Data provided
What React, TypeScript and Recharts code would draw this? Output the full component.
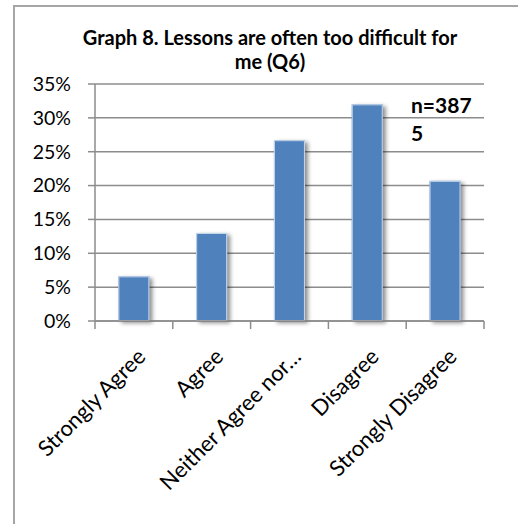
import React from "react";
import { BarChart, Bar, XAxis, YAxis, CartesianGrid } from "recharts";

// Survey responses to Q6 ("Lessons are often too difficult for me"), in percent
const categories = [
  "Strongly Agree",
  "Agree",
  "Neither Agree nor…",
  "Disagree",
  "Strongly Disagree",
];
const shares = [6.6, 13.0, 26.7, 32.0, 20.7];
const percentTicks = [0, 5, 10, 15, 20, 25, 30, 35];
const titleLines = ["Graph 8. Lessons are often too difficult for", "me (Q6)"];
const sampleNoteLines = ["n=387", "5"];

const data = categories.map((name, i) => ({ name, share: shares[i] }));

const FONT = "Lato, 'Open Sans', sans-serif";
const GRID = "#8c8c8c";
const BAR = "#4f81bd";

const ShadowBar = (props: any) => {
  const { x, y, width, height } = props;
  if (!height || height <= 0) return null;
  return (
    <g>
      <defs>
        <filter id="barShadow" x="-30%" y="-10%" width="180%" height="130%">
          <feDropShadow dx="3" dy="2" stdDeviation="2.2" floodColor="#000" floodOpacity="0.45" />
        </filter>
      </defs>
      <rect x={x} y={y} width={width} height={height} fill={BAR} filter="url(#barShadow)" />
      <rect
        x={x + 0.5}
        y={y + 0.5}
        width={width - 1}
        height={height - 1}
        fill="none"
        stroke="#c9d7ea"
        strokeWidth={1}
      />
    </g>
  );
};

const CategoryTick = (props: any) => {
  const { x, y, payload, index, visibleTicksCount } = props;
  const half = payload && payload.offset ? payload.offset : 0;
  const tx = x + 2;
  const ty = y + 26;
  const last = index === (visibleTicksCount ?? categories.length) - 1;
  return (
    <g>
      <line x1={x - half} y1={y} x2={x - half} y2={y + 8} stroke={GRID} strokeWidth={1.5} />
      {last && <line x1={x + half} y1={y} x2={x + half} y2={y + 8} stroke={GRID} strokeWidth={1.5} />}
      <text
        x={tx}
        y={ty}
        dy="0.71em"
        textAnchor="end"
        transform={`rotate(-45 ${tx} ${ty})`}
        fontFamily={FONT}
        fontSize={22}
        fill="#000"
      >
        {payload.value}
      </text>
    </g>
  );
};

export default function App() {
  return (
    <div
      style={{
        position: "absolute",
        left: 0,
        top: 0,
        width: 518,
        height: 524,
        background: "#fff",
        fontFamily: FONT,
      }}
    >
      <div
        style={{
          position: "absolute",
          left: 13,
          top: 5,
          right: 0,
          bottom: 0,
          borderLeft: "2px solid #a6a6a6",
          borderTop: "2px solid #a6a6a6",
        }}
      />
      <BarChart
        width={518}
        height={524}
        data={data}
        margin={{ top: 84, right: 34, bottom: 0, left: 0 }}
        barCategoryGap="30%"
        style={{ position: "absolute", left: 0, top: 0 }}
      >
        <CartesianGrid vertical={false} stroke={GRID} strokeWidth={1.5} />
        <YAxis
          type="number"
          domain={[0, 35]}
          ticks={percentTicks}
          width={95}
          tickSize={7}
          tickMargin={17}
          tickFormatter={(v: number) => `${v}%`}
          axisLine={{ stroke: GRID, strokeWidth: 1.5 }}
          tickLine={{ stroke: GRID, strokeWidth: 1.5 }}
          tick={{ fill: "#000", fontSize: 19.5, fontFamily: FONT }}
        />
        <XAxis
          dataKey="name"
          height={203}
          interval={0}
          tickSize={0}
          tickMargin={0}
          tickLine={false}
          axisLine={{ stroke: GRID, strokeWidth: 1.5 }}
          tick={<CategoryTick />}
        />
        <Bar dataKey="share" isAnimationActive={false} shape={<ShadowBar />} />
      </BarChart>
      <div
        style={{
          position: "absolute",
          left: 0,
          width: 540,
          top: 26,
          textAlign: "center",
          fontWeight: 700,
          fontSize: 20,
          lineHeight: "23.5px",
          color: "#000",
        }}
      >
        {titleLines.map((t) => (
          <div key={t}>{t}</div>
        ))}
      </div>
      <div
        style={{
          position: "absolute",
          left: 411,
          top: 91,
          fontWeight: 700,
          fontSize: 21,
          lineHeight: "28px",
          color: "#000",
        }}
      >
        {sampleNoteLines.map((t) => (
          <div key={t}>{t}</div>
        ))}
      </div>
    </div>
  );
}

Work to do
Copy the listing word for word, excluding its pictures.

Finished answer
What React, TypeScript and Recharts code would draw this? Output the full component.
import React from "react";
import { BarChart, Bar, XAxis, YAxis, CartesianGrid } from "recharts";

// Survey responses to Q6 ("Lessons are often too difficult for me"), in percent
const categories = [
  "Strongly Agree",
  "Agree",
  "Neither Agree nor…",
  "Disagree",
  "Strongly Disagree",
];
const shares = [6.6, 13.0, 26.7, 32.0, 20.7];
const percentTicks = [0, 5, 10, 15, 20, 25, 30, 35];
const titleLines = ["Graph 8. Lessons are often too difficult for", "me (Q6)"];
const sampleNoteLines = ["n=387", "5"];

const data = categories.map((name, i) => ({ name, share: shares[i] }));

const FONT = "Lato, 'Open Sans', sans-serif";
const GRID = "#8c8c8c";
const BAR = "#4f81bd";

const ShadowBar = (props: any) => {
  const { x, y, width, height } = props;
  if (!height || height <= 0) return null;
  return (
    <g>
      <defs>
        <filter id="barShadow" x="-30%" y="-10%" width="180%" height="130%">
          <feDropShadow dx="3" dy="2" stdDeviation="2.2" floodColor="#000" floodOpacity="0.45" />
        </filter>
      </defs>
      <rect x={x} y={y} width={width} height={height} fill={BAR} filter="url(#barShadow)" />
      <rect
        x={x + 0.5}
        y={y + 0.5}
        width={width - 1}
        height={height - 1}
        fill="none"
        stroke="#c9d7ea"
        strokeWidth={1}
      />
    </g>
  );
};

const CategoryTick = (props: any) => {
  const { x, y, payload, index, visibleTicksCount } = props;
  const half = payload && payload.offset ? payload.offset : 0;
  const tx = x + 2;
  const ty = y + 26;
  const last = index === (visibleTicksCount ?? categories.length) - 1;
  return (
    <g>
      <line x1={x - half} y1={y} x2={x - half} y2={y + 8} stroke={GRID} strokeWidth={1.5} />
      {last && <line x1={x + half} y1={y} x2={x + half} y2={y + 8} stroke={GRID} strokeWidth={1.5} />}
      <text
        x={tx}
        y={ty}
        dy="0.71em"
        textAnchor="end"
        transform={`rotate(-45 ${tx} ${ty})`}
        fontFamily={FONT}
        fontSize={22}
        fill="#000"
      >
        {payload.value}
      </text>
    </g>
  );
};

export default function App() {
  return (
    <div
      style={{
        position: "absolute",
        left: 0,
        top: 0,
        width: 518,
        height: 524,
        background: "#fff",
        fontFamily: FONT,
      }}
    >
      <div
        style={{
          position: "absolute",
          left: 13,
          top: 5,
          right: 0,
          bottom: 0,
          borderLeft: "2px solid #a6a6a6",
          borderTop: "2px solid #a6a6a6",
        }}
      />
      <BarChart
        width={518}
        height={524}
        data={data}
        margin={{ top: 84, right: 34, bottom: 0, left: 0 }}
        barCategoryGap="30%"
        style={{ position: "absolute", left: 0, top: 0 }}
      >
        <CartesianGrid vertical={false} stroke={GRID} strokeWidth={1.5} />
        <YAxis
          type="number"
          domain={[0, 35]}
          ticks={percentTicks}
          width={95}
          tickSize={7}
          tickMargin={17}
          tickFormatter={(v: number) => `${v}%`}
          axisLine={{ stroke: GRID, strokeWidth: 1.5 }}
          tickLine={{ stroke: GRID, strokeWidth: 1.5 }}
          tick={{ fill: "#000", fontSize: 19.5, fontFamily: FONT }}
        />
        <XAxis
          dataKey="name"
          height={203}
          interval={0}
          tickSize={0}
          tickMargin={0}
          tickLine={false}
          axisLine={{ stroke: GRID, strokeWidth: 1.5 }}
          tick={<CategoryTick />}
        />
        <Bar dataKey="share" isAnimationActive={false} shape={<ShadowBar />} />
      </BarChart>
      <div
        style={{
          position: "absolute",
          left: 0,
          width: 540,
          top: 26,
          textAlign: "center",
          fontWeight: 700,
          fontSize: 20,
          lineHeight: "23.5px",
          color: "#000",
        }}
      >
        {titleLines.map((t) => (
          <div key={t}>{t}</div>
        ))}
      </div>
      <div
        style={{
          position: "absolute",
          left: 411,
          top: 91,
          fontWeight: 700,
          fontSize: 21,
          lineHeight: "28px",
          color: "#000",
        }}
      >
        {sampleNoteLines.map((t) => (
          <div key={t}>{t}</div>
        ))}
      </div>
    </div>
  );
}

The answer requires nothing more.